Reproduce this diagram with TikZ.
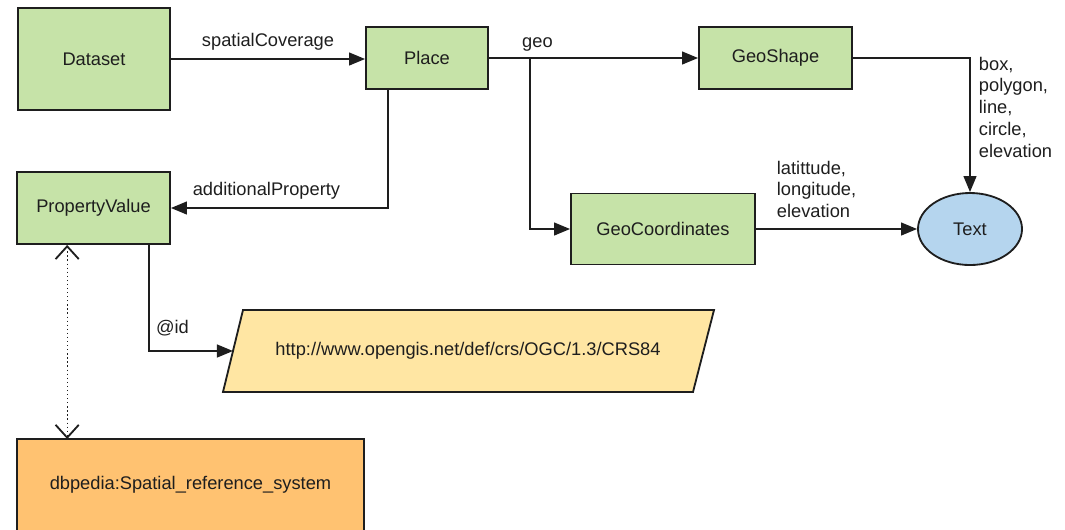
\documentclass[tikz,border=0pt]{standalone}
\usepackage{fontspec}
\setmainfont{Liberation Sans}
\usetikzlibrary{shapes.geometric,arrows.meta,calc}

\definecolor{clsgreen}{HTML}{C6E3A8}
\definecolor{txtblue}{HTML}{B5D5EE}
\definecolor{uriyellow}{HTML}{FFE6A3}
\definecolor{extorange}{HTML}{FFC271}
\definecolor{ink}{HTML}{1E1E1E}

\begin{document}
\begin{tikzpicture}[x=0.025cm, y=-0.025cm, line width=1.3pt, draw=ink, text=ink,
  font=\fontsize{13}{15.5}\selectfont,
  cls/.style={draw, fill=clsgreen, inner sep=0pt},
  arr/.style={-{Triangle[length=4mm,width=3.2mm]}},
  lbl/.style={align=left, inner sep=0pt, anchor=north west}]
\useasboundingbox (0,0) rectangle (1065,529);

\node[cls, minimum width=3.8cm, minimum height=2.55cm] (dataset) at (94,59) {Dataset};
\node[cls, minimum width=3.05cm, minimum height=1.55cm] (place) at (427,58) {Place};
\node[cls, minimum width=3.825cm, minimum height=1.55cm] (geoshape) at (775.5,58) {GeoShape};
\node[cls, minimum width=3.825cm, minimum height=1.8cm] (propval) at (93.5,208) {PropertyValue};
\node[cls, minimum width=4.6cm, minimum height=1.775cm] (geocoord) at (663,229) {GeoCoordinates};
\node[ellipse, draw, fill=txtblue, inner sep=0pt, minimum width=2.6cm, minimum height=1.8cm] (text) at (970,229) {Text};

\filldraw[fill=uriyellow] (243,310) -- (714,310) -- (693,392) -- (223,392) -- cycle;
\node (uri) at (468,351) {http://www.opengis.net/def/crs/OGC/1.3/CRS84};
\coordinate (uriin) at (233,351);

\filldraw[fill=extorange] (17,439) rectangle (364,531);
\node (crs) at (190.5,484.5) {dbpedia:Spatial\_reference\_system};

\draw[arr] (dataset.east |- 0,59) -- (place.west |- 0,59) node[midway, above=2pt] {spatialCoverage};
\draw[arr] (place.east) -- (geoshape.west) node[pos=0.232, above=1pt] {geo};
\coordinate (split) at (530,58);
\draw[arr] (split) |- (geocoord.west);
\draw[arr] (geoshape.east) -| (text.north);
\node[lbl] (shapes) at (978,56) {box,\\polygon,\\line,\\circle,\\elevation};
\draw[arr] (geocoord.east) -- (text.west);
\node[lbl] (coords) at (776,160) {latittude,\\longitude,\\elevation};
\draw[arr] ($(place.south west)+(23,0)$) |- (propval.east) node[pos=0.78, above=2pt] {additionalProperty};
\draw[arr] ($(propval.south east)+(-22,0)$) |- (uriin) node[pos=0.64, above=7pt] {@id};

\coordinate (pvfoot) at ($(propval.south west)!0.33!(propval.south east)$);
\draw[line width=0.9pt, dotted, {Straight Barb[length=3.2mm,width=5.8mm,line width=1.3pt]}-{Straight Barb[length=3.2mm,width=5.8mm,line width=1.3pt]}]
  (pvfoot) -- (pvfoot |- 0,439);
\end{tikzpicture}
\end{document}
----------------------------------------
## Aim of the exercise:
Reproduce the data verbatim. Do not carry any picture into the copy.

## Solution for this task:
Reproduce this diagram with TikZ.
\documentclass[tikz,border=0pt]{standalone}
\usepackage{fontspec}
\setmainfont{Liberation Sans}
\usetikzlibrary{shapes.geometric,arrows.meta,calc}

\definecolor{clsgreen}{HTML}{C6E3A8}
\definecolor{txtblue}{HTML}{B5D5EE}
\definecolor{uriyellow}{HTML}{FFE6A3}
\definecolor{extorange}{HTML}{FFC271}
\definecolor{ink}{HTML}{1E1E1E}

\begin{document}
\begin{tikzpicture}[x=0.025cm, y=-0.025cm, line width=1.3pt, draw=ink, text=ink,
  font=\fontsize{13}{15.5}\selectfont,
  cls/.style={draw, fill=clsgreen, inner sep=0pt},
  arr/.style={-{Triangle[length=4mm,width=3.2mm]}},
  lbl/.style={align=left, inner sep=0pt, anchor=north west}]
\useasboundingbox (0,0) rectangle (1065,529);

\node[cls, minimum width=3.8cm, minimum height=2.55cm] (dataset) at (94,59) {Dataset};
\node[cls, minimum width=3.05cm, minimum height=1.55cm] (place) at (427,58) {Place};
\node[cls, minimum width=3.825cm, minimum height=1.55cm] (geoshape) at (775.5,58) {GeoShape};
\node[cls, minimum width=3.825cm, minimum height=1.8cm] (propval) at (93.5,208) {PropertyValue};
\node[cls, minimum width=4.6cm, minimum height=1.775cm] (geocoord) at (663,229) {GeoCoordinates};
\node[ellipse, draw, fill=txtblue, inner sep=0pt, minimum width=2.6cm, minimum height=1.8cm] (text) at (970,229) {Text};

\filldraw[fill=uriyellow] (243,310) -- (714,310) -- (693,392) -- (223,392) -- cycle;
\node (uri) at (468,351) {http://www.opengis.net/def/crs/OGC/1.3/CRS84};
\coordinate (uriin) at (233,351);

\filldraw[fill=extorange] (17,439) rectangle (364,531);
\node (crs) at (190.5,484.5) {dbpedia:Spatial\_reference\_system};

\draw[arr] (dataset.east |- 0,59) -- (place.west |- 0,59) node[midway, above=2pt] {spatialCoverage};
\draw[arr] (place.east) -- (geoshape.west) node[pos=0.232, above=1pt] {geo};
\coordinate (split) at (530,58);
\draw[arr] (split) |- (geocoord.west);
\draw[arr] (geoshape.east) -| (text.north);
\node[lbl] (shapes) at (978,56) {box,\\polygon,\\line,\\circle,\\elevation};
\draw[arr] (geocoord.east) -- (text.west);
\node[lbl] (coords) at (776,160) {latittude,\\longitude,\\elevation};
\draw[arr] ($(place.south west)+(23,0)$) |- (propval.east) node[pos=0.78, above=2pt] {additionalProperty};
\draw[arr] ($(propval.south east)+(-22,0)$) |- (uriin) node[pos=0.64, above=7pt] {@id};

\coordinate (pvfoot) at ($(propval.south west)!0.33!(propval.south east)$);
\draw[line width=0.9pt, dotted, {Straight Barb[length=3.2mm,width=5.8mm,line width=1.3pt]}-{Straight Barb[length=3.2mm,width=5.8mm,line width=1.3pt]}]
  (pvfoot) -- (pvfoot |- 0,439);
\end{tikzpicture}
\end{document}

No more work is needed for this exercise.